Replace your “but.” How often do you say, “I’d like to _______, but I’m afraid of _______” as in, I’d like to meet my friends for dinner, but I’m afraid of getting anxious and embarrassing myself.
According to Forsyth and Eifert, “Anytime you put ‘but’ after the first part of a statement, you undo and negate what you just said.” They also note that “but” turns anxiety into a big obstacle that must be overcome before you can take action. Which is a significant way to shrink your life.
Instead, come up with three situations where you wanted to do something “but” you were afraid. Next cross out the word “but” in each scenario, and replace it with “and.” Then reread the statements, and see if they feel any different.
When you use “and,” what you’re really doing is giving yourself the freedom and permission to do what you want and to feel anxious. From now on whenever you use “but,” replace it with “and.”
Use your senses. This is a grounding exercise you can use any time you get pulled into the past by a painful or traumatic memory: Use your senses to ground yourself in the present.
For instance, you might taste something strong like a lemon or black coffee. You might smell something pungent like fresh herbs or perfume. You might touch something with a unique texture. You might look at something bright or unusual. You might listen for sounds that stand out in your surroundings.
Make different choices. Practice having a more welcoming relationship with your anxiety. Instead of an adversary, treat your anxiety as a friend: “This doesn’t mean you like everything about your anxiety, any more than you like everything about a friend, partner or family member,” write Forsyth and Eifert.
Anxiety isn’t a choice. But, as the authors underscore, we do have a choice in how we respond to it. Reflect on the choices you can make. Here are several examples:
- “I can observe what my mind says without further action, rather than doing what my mind says.”
- “I can meet my anxieties with compassion and allow them to be there, rather than struggling with them or trying to make them go away.”
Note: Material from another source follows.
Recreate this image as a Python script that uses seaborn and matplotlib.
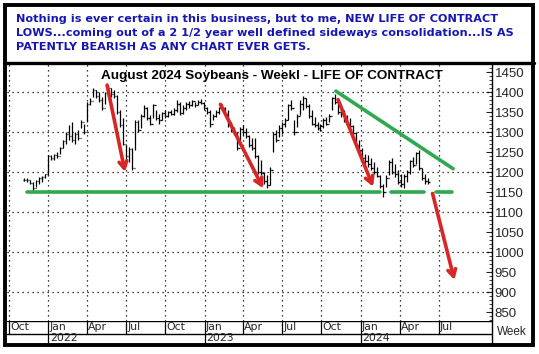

- “I can practice patience with myself, rather than blaming and putting myself or others down for having anxieties.”
Dealing with anxiety is hard. Before we know it, we let it dictate our lives. We let it stop us from doing things we want, from doing things that sincerely support and inspire us. But it doesn’t have to be this way. Try the above techniques and/or work with a therapist. You can live a meaningful, satisfying life based on your values—even when anxiety is lurking.